Challenge -> From the first line of the data below through the line holding "600, 650, 680];", output each line exactly and leave the pictures out.

[START Data segment]

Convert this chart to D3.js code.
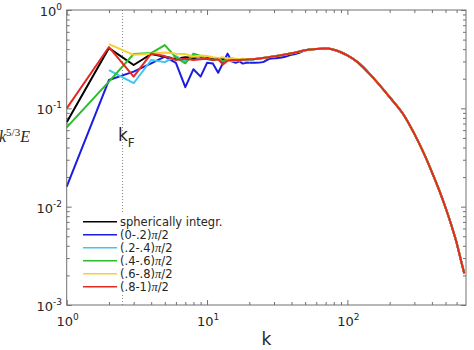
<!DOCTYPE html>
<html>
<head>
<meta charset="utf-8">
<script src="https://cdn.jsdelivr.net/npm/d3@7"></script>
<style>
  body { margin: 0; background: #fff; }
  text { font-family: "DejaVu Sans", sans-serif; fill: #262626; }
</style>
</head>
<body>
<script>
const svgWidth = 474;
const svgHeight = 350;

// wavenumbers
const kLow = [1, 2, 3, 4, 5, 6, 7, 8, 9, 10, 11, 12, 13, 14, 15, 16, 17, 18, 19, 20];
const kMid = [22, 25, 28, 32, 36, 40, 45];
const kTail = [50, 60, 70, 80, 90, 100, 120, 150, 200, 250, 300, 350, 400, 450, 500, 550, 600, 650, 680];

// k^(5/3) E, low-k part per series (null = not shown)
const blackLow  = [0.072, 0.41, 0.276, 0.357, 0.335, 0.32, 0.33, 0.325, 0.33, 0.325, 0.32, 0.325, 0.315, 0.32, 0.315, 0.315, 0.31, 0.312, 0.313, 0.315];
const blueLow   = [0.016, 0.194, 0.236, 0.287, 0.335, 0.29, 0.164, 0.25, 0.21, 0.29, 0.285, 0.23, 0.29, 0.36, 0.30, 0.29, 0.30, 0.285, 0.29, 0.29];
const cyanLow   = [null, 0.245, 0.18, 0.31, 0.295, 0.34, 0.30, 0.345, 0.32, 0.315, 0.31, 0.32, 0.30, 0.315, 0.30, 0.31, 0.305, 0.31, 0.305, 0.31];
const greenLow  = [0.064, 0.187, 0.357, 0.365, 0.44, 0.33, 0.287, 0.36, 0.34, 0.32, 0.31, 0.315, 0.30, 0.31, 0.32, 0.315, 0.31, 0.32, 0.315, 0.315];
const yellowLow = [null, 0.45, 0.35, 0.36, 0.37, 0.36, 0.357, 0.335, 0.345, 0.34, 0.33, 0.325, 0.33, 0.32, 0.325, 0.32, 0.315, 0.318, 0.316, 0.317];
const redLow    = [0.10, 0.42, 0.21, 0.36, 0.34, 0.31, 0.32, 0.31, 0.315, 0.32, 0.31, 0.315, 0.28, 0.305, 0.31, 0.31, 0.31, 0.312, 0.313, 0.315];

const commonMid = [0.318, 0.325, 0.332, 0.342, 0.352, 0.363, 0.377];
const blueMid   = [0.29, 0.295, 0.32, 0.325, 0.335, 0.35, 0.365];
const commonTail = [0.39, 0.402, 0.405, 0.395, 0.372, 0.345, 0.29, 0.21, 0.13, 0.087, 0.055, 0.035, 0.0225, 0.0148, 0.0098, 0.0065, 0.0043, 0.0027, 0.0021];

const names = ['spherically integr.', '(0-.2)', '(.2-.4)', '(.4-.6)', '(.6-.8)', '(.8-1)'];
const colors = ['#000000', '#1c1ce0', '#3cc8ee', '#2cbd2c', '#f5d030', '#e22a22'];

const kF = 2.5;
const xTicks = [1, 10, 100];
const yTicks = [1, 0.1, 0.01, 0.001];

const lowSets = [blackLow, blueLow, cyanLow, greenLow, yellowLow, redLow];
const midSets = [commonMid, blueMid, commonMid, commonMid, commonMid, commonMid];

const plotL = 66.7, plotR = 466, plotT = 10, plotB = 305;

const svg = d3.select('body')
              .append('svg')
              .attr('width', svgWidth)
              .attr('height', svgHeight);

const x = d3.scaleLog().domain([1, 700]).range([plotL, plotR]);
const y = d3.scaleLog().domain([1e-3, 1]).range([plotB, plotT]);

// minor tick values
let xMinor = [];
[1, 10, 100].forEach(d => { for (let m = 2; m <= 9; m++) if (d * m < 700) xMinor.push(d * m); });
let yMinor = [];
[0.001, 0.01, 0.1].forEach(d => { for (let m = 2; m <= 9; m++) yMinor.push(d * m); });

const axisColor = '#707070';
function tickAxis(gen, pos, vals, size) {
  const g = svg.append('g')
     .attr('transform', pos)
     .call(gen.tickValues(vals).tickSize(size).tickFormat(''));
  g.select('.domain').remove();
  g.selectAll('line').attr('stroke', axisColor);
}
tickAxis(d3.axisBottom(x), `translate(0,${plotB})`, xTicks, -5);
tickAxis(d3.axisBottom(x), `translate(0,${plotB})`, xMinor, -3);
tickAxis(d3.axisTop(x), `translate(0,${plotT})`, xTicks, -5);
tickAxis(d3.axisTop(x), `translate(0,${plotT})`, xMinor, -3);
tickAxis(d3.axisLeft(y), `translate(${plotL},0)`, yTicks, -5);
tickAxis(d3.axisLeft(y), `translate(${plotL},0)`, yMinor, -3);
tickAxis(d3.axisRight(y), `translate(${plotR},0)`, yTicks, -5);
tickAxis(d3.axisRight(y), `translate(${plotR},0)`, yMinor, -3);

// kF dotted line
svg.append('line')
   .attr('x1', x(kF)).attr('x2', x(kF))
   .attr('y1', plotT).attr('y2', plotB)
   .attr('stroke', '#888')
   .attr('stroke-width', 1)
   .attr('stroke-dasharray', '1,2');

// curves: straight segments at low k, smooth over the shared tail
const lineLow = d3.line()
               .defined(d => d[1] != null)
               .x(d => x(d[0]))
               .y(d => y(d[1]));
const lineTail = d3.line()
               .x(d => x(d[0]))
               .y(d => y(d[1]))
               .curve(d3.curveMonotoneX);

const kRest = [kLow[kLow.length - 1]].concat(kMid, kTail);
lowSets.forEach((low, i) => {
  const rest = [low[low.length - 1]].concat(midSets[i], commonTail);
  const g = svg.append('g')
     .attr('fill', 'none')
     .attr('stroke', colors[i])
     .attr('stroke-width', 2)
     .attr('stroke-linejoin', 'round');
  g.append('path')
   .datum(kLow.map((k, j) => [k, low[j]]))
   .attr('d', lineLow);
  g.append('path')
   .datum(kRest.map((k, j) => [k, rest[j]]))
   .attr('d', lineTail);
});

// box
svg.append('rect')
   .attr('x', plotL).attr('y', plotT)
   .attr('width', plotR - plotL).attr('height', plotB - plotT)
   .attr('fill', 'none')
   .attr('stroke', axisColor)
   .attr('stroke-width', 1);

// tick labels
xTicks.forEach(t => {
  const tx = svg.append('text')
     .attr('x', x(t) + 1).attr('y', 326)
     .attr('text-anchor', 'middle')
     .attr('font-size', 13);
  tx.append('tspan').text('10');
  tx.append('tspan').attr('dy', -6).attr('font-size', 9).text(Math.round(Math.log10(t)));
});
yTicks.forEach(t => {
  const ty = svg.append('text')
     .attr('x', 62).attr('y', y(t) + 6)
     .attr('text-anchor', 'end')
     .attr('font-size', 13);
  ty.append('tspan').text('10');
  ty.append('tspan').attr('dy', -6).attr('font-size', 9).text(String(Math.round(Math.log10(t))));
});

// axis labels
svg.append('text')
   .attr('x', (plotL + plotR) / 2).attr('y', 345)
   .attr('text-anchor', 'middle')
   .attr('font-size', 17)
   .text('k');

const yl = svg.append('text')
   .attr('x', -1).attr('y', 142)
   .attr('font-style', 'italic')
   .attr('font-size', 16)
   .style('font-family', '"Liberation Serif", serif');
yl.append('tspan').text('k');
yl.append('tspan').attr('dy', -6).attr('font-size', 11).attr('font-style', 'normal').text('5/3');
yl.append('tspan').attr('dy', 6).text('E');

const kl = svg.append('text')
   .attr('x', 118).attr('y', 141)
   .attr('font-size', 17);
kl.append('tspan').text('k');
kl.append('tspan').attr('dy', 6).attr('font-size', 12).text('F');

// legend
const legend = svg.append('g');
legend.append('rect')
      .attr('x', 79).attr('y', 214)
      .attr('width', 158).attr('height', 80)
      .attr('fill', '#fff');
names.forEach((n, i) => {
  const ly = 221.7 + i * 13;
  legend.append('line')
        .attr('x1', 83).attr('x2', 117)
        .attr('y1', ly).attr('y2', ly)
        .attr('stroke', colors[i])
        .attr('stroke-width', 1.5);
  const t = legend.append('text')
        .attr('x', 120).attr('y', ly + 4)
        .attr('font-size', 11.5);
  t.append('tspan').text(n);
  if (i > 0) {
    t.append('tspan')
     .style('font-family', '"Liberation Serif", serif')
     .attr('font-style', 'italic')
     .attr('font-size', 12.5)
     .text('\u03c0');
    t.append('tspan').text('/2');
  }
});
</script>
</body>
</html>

[END Data segment]

Solved exercise ->
Convert this chart to D3.js code.
<!DOCTYPE html>
<html>
<head>
<meta charset="utf-8">
<script src="https://cdn.jsdelivr.net/npm/d3@7"></script>
<style>
  body { margin: 0; background: #fff; }
  text { font-family: "DejaVu Sans", sans-serif; fill: #262626; }
</style>
</head>
<body>
<script>
const svgWidth = 474;
const svgHeight = 350;

// wavenumbers
const kLow = [1, 2, 3, 4, 5, 6, 7, 8, 9, 10, 11, 12, 13, 14, 15, 16, 17, 18, 19, 20];
const kMid = [22, 25, 28, 32, 36, 40, 45];
const kTail = [50, 60, 70, 80, 90, 100, 120, 150, 200, 250, 300, 350, 400, 450, 500, 550, 600, 650, 680];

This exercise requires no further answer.